All of the material below is to be restated word for word, apart from the pictures.

>> BEGIN RECORDS FOR PROCESSING

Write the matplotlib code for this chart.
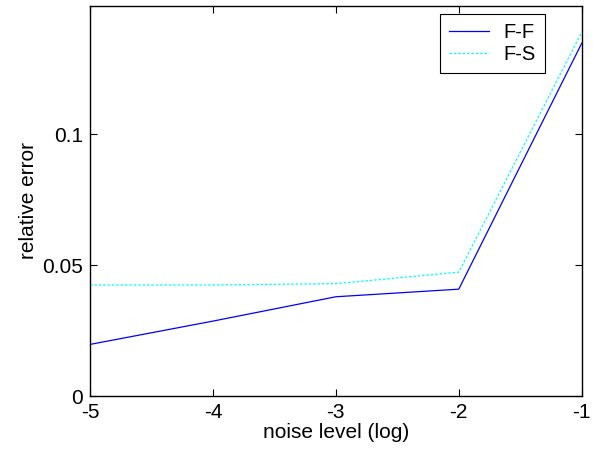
import matplotlib
matplotlib.use('Agg')
import matplotlib.pyplot as plt

# noise level (log10) on x
noise_level = [-5, -4, -3, -2, -1]
# relative error of the two methods
err_ff = [0.0197, 0.0286, 0.0379, 0.0408, 0.1347]
err_fs = [0.0424, 0.0424, 0.0429, 0.0473, 0.1389]

plt.rcParams['font.family'] = ['Liberation Sans', 'DejaVu Sans']
plt.rcParams['axes.unicode_minus'] = False

fig = plt.figure(figsize=(5.96, 4.5), dpi=100)
ax = fig.add_axes([0.151, 0.12, 0.825, 0.867])

ax.plot(noise_level, err_ff, color='blue', linewidth=0.9, label='F-F')
ax.plot(noise_level, err_fs, color='cyan', linestyle=(0, (2, 1.5)), linewidth=0.9, label='F-S')

ax.set_xlim(-5, -1)
ax.set_ylim(0, 0.149)
ax.set_xticks([-5, -4, -3, -2, -1])
ax.set_yticks([0, 0.05, 0.1])
ax.set_yticklabels(['0', '0.05', '0.1'])
ax.tick_params(direction='in', top=True, right=True, length=5, labelsize=15, pad=5)
for s in ax.spines.values():
    s.set_linewidth(1)

ax.set_xlabel('noise level (log)', fontsize=15, labelpad=1)
ax.set_ylabel('relative error', fontsize=15, labelpad=3)

leg = ax.legend(loc='upper right', bbox_to_anchor=(0.925, 0.979), borderaxespad=0,
                fancybox=False, edgecolor='black', framealpha=1, fontsize=14.5,
                handlelength=2.0, handletextpad=0.7, borderpad=0.45, labelspacing=0.15)
leg.get_frame().set_linewidth(0.8)

fig.savefig('out.png', dpi=100)
plt.close()
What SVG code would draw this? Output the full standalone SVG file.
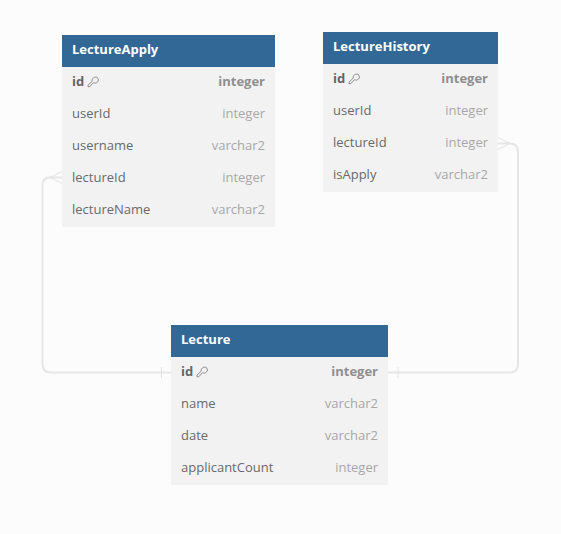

>> END RECORDS FOR PROCESSING

* _THE OUTPUT_:
Write the matplotlib code for this chart.
import matplotlib
matplotlib.use('Agg')
import matplotlib.pyplot as plt

# noise level (log10) on x
noise_level = [-5, -4, -3, -2, -1]
# relative error of the two methods
err_ff = [0.0197, 0.0286, 0.0379, 0.0408, 0.1347]
err_fs = [0.0424, 0.0424, 0.0429, 0.0473, 0.1389]

plt.rcParams['font.family'] = ['Liberation Sans', 'DejaVu Sans']
plt.rcParams['axes.unicode_minus'] = False

fig = plt.figure(figsize=(5.96, 4.5), dpi=100)
ax = fig.add_axes([0.151, 0.12, 0.825, 0.867])

ax.plot(noise_level, err_ff, color='blue', linewidth=0.9, label='F-F')
ax.plot(noise_level, err_fs, color='cyan', linestyle=(0, (2, 1.5)), linewidth=0.9, label='F-S')

ax.set_xlim(-5, -1)
ax.set_ylim(0, 0.149)
ax.set_xticks([-5, -4, -3, -2, -1])
ax.set_yticks([0, 0.05, 0.1])
ax.set_yticklabels(['0', '0.05', '0.1'])
ax.tick_params(direction='in', top=True, right=True, length=5, labelsize=15, pad=5)
for s in ax.spines.values():
    s.set_linewidth(1)

ax.set_xlabel('noise level (log)', fontsize=15, labelpad=1)
ax.set_ylabel('relative error', fontsize=15, labelpad=3)

leg = ax.legend(loc='upper right', bbox_to_anchor=(0.925, 0.979), borderaxespad=0,
                fancybox=False, edgecolor='black', framealpha=1, fontsize=14.5,
                handlelength=2.0, handletextpad=0.7, borderpad=0.45, labelspacing=0.15)
leg.get_frame().set_linewidth(0.8)

fig.savefig('out.png', dpi=100)
plt.close()
What SVG code would draw this? Output the full standalone SVG file.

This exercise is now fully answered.